Sama halnya konflik akan senantiasa terjadi dalam dunia politik, disaat perhelatan kontestasi politik baik itu pilkades, pilkada maupun pilpres mulai digelar. Perbedaan pilihan politik yang terjadi dalam sebuah masyarakat cenderung berpotensi konflik padahal memilih untuk hal apapun termasuk politik merupakan sisi terpenting yang dijamin kebebasannya oleh prinsip Hak Asasi Manusia (HAM).
Tidak hanya bagian dalam HAM, bahkan nilai-nilai sosial, budaya atau agama juga memberikan kebebasan untuk bisa memilih tanpa harus menciderai pihak-pihak lain yang berbeda pilihan politiknya. Namun kenyataannya, hampir seluruh proses dalam setiap perhelatan politik apapun di Indonesia pasti menimbulkan konflik, meskipun tidak sampai pada tahap konflik fisik secara terbuka yang terjadi antarpendukung kontestan politik.
Badan Pengawas Pemilu (Bawaslu) jauh-jauh hari telah merilis hasil pantauannya terhadap wilayah-wilayah dalam pelaksanaan pilkada serentak 2017 yang berpotensi rawan konflik. Terdapat beberapa daerah yang disebut potensial terjadi konflik yang dihubungkan dengan penyelenggaraan pilkada, yaitu Papua, Papua Barat, Aceh dan Banten.

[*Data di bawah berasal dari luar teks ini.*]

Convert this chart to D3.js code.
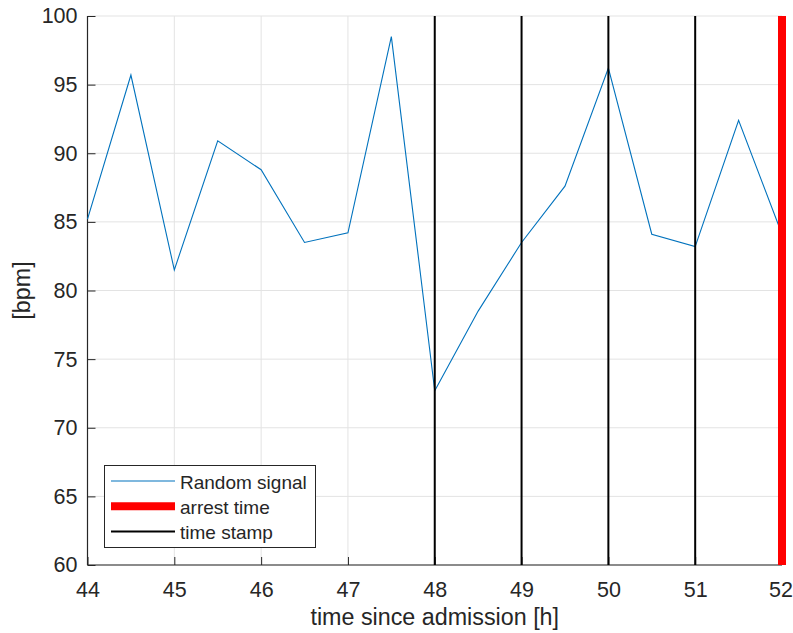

Tiga wilayah yang disebut lebih dahulu merupakan wilayah terujung Indonesia, sehingga konflik bisa saja terjadi akibat manipulasi surat suara pada saat distribusi. Belum lagi Papua dan Aceh merupakan daerah yang masyarakatnya memiliki sentimen primordialisme yang sangat kuat berkait dengan tradisi dan budaya setempat yang mengikat sehingga mudah sekali berbenturan dengan budaya lain yang berbeda.
Lagi pula, Papua dan Aceh sejak dahulu dikenal sebagai wilayah konflik akibat sejarah panjang kasus separatisme yang pernah hadir di sana. Banten saya kira, merupakan keunikan tersendiri ketika disebut Bawaslu sebagai wilayah rawan konflik Pilkada. Kemungkinan besar karena adanya kepentingan politik tertentu yang berkait dengan “dinasti politik” yang dikuasai para keturunan adat.